On the appointed day, the French journalist arrived with a little angel—a girl barely fourteen years old. The moment she entered, she began wandering through the office, flipping through books on the shelves and examining my medals and commemorative plaques. Since the beautiful girl knew no English beyond the word “beautiful,” everything in my office suddenly became “beautiful!”

She didn’t sit down for a single moment; she seemed to possess a boundless, restless energy.

Turning back to the girl’s grandfather—the French journalist—he looked far younger than the eighty-year-old man he claimed to be. He preempted our conversation by introducing himself, saying, “I haven’t come to interview you. I retired five years ago and am now simply enjoying life with my family.”

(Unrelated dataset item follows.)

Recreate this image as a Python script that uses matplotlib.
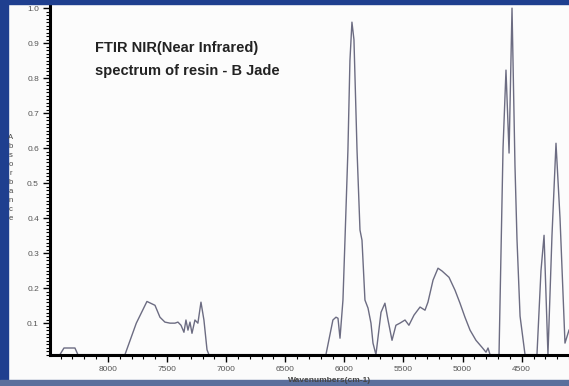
import numpy as np
import matplotlib
matplotlib.use("Agg")
from matplotlib import pyplot as plt
from matplotlib.patches import Rectangle
from matplotlib.ticker import MultipleLocator, FormatStrFormatter

# spectrum (wavenumber cm-1, absorbance)
wavenum = [8490, 8406, 8372, 8279, 8254, 7856, 7760, 7670, 7602, 7560, 7518,
           7475, 7433, 7408, 7382, 7357, 7340, 7323, 7306, 7289, 7264, 7239,
           7213, 7188, 7162, 7146, 6156, 6097, 6071, 6054, 6037, 6012, 5995,
           5970, 5953, 5936, 5919, 5893, 5868, 5851, 5826, 5800, 5775, 5758,
           5733, 5690, 5657, 5631, 5597, 5564, 5530, 5487, 5454, 5411, 5360,
           5318, 5293, 5250, 5208, 5174, 5115, 5064, 5022, 4980, 4937, 4887,
           4836, 4802, 4785, 4768, 4751, 4692, 4658, 4633, 4607, 4582, 4557,
           4540, 4514, 4472, 4371, 4337, 4311, 4278, 4244, 4210, 4176, 4134,
           4100]
absorb = [0.01, 0.01, 0.029, 0.029, 0.01, 0.01, 0.10, 0.162, 0.151, 0.117,
          0.103, 0.10, 0.10, 0.103, 0.094, 0.074, 0.109, 0.08, 0.103, 0.071,
          0.109, 0.10, 0.16, 0.109, 0.024, 0.01, 0.01, 0.109, 0.117, 0.114,
          0.057, 0.166, 0.337, 0.594, 0.85, 0.96, 0.91, 0.594, 0.366, 0.337,
          0.166, 0.143, 0.10, 0.043, 0.01, 0.131, 0.157, 0.109, 0.051, 0.094,
          0.10, 0.109, 0.094, 0.123, 0.146, 0.137, 0.16, 0.223, 0.257, 0.249,
          0.231, 0.194, 0.157, 0.117, 0.08, 0.051, 0.031, 0.017, 0.029, 0.01,
          0.01, 0.01, 0.60, 0.823, 0.586, 1.0, 0.55, 0.34, 0.12, 0.01, 0.01,
          0.25, 0.351, 0.01, 0.35, 0.614, 0.40, 0.043, 0.08]

title_txt = "FTIR NIR(Near Infrared)\nspectrum of resin - B Jade"
ylab = "Absorbance"
xlab = "Wavenumbers(cm-1)"

plt.rcParams['font.family'] = ['Liberation Sans', 'DejaVu Sans']

fig = plt.figure(figsize=(5.69, 3.86), dpi=100)
fig.patch.set_facecolor('#fbfbfb')

# scan border
fig.patches.append(Rectangle((0, 0), 8/569, 1, transform=fig.transFigure,
                             color='#1f3f8f', zorder=0))
fig.patches.append(Rectangle((0, 1 - 4/386), 1, 4/386, transform=fig.transFigure,
                             color='#1f3f8f', zorder=0))
fig.patches.append(Rectangle((0, 0), 1, 6/386, transform=fig.transFigure,
                             color='#5a6f9c', zorder=0))

ax = fig.add_axes([50/569, 1 - 355/386, 1 - 50/569, 350/386])
ax.set_facecolor('#fcfcfc')
ax.plot(wavenum, absorb, color='#6c6c82', lw=1.0)

ax.set_xlim(8490, 4100)
ax.set_ylim(0.009, 1.009)
ax.xaxis.set_major_locator(MultipleLocator(500))
ax.xaxis.set_minor_locator(MultipleLocator(100))
ax.yaxis.set_major_locator(MultipleLocator(0.1))
ax.yaxis.set_minor_locator(MultipleLocator(0.01))
ax.yaxis.set_major_formatter(FormatStrFormatter('%.1f'))

for s in ['top', 'right']:
    ax.spines[s].set_visible(False)
ax.spines['left'].set_linewidth(2.2)
ax.spines['bottom'].set_linewidth(2.2)
ax.tick_params(which='major', length=5, width=1, labelsize=6,
               labelcolor='#555555')
ax.tick_params(axis='y', which='major', pad=3)
ax.tick_params(axis='x', which='major', pad=3)
ax.tick_params(which='minor', length=3, width=0.8)

ax.text(0.087, 0.898, title_txt, transform=ax.transAxes, fontsize=10.5,
        color='#222222', va='top', linespacing=1.85, weight='bold')

fig.text(330/569, 1 - 380/386, xlab, ha='center', va='center',
         fontsize=6, color='#444444', weight='bold')
fig.text(11/569, 1 - 178/386, "\n".join(ylab), ha='center', va='center',
         fontsize=5.5, color='#444444', linespacing=1.4)

fig.savefig("out.png", dpi=100)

“This time, I’ve come to Egypt with my granddaughter to visit the Grand Egyptian Museum (GEM) following its opening. It is truly magnificent; its sheer scale is a stirring of the imagination. My granddaughter says it is the greatest and most beautiful museum she has ever seen—and this is coming from someone who has explored most of Europe’s great museums; she has a real soul for history.”

The gentleman continued, “I don’t expect you to remember me. It was twenty-eight years ago, when you came to Paris to lecture on your pyramid discoveries and the unearthing of the tombs of the pyramid builders.”

I searched my memory, trying in vain to place his face. “I must apologize,” I replied. “I’ve lectured in so many French cities over the years that I’m afraid the details have blurred.” I asked, “Did we do an interview back then?”

“No,” he answered. “But you taught me a lesson I have carried with me ever since—one that fundamentally changed me, both as a person and as a journalist.”

I sat there, captivated by the words of the distinguished man before me, while his granddaughter was busy “excavating” the corners of my office.

“Please,” I urged, “tell me the story.”

“That day,” he began, “I was just one face in the crowd at your lecture. I had come filled with Western arrogance, convinced that we Europeans held the monopoly on humanitarian ideals and civil liberties. I had even prepared a ‘surprise’ specifically designed to embarrass you—a way to manufacture a story that would discredit your work.”

When the floor opened for questions, you called on me. Instead of asking a question, I stood up and, with utter conceit, said: “Thank you for the lecture, but I believe you forgot to mention that those you call “builders” were actually slaves. The Pharaohs forced them to haul stone and build the monuments you boast about today. Rather than pride, you should feel only shame for the atrocities your ancestors committed.”

“A heavy silence fell over the hall,” the journalist recalled. “Everyone waited for your response. When it came, it struck with the force of ice hitting a searing hot plate.”

With a startling, almost preternatural calm, you looked at me and said: “Yes, I couldn’t agree with you more. In fact, I am overcome with a profound sense of shame. But surely France—the cradle of liberty and human rights—must share this burden of disgrace. After all, it continues to house thousands of Pharaonic treasures that, by your logic, were forged through the agony of forced labor and the torment of slaves.”

You continued: “I am prepared to return to Egypt at this very moment, provided I take with me the Obelisk of Ramses II from the Place de la Concorde and the ceiling of the Dendera Temple from the Louvre. I would also reclaim the Seated Scribe and the more than 58,000 artifacts currently in France—including those twenty massive crates of antiquities built by slaves that Muhammad Ali Pasha gifted to Jean-François Champollion, the first man to decipher our ancient tongue.”

Then, you delivered the final blow: “Once I have returned home with every artifact currently in your country—treasures France should be ashamed to display if they are indeed the product of such misery—I will invite over a thousand French Egyptologists to offer you a formal apology. I will ask them to explain why they hid the “truth” of this slave-built civilization, and I will demand they join you in your shame for lying in their scholarly works, for not a single one of them ever mentioned that this civilization was built on the backs of the oppressed, as you so boldly claim.”

The journalist continued: “When you finished, a few seconds of stunned silence hung in the air before the hall suddenly erupted in a roar of applause and laughter. I stood there, drenched in sweat, feeling like a trivial, arrogant man who had just been taught a life-altering lesson by an Egyptian sage. Dr. Zahi, I have come today simply to thank you for that lesson.”

He paused, then added: “From that day on, I found humility. I read, I interviewed French Egyptologists, and I scoured museums and libraries in search of the truth. It was a journey that eventually led me to a place of absolute certainty: that such sublime beauty could never be the product of forced labor.”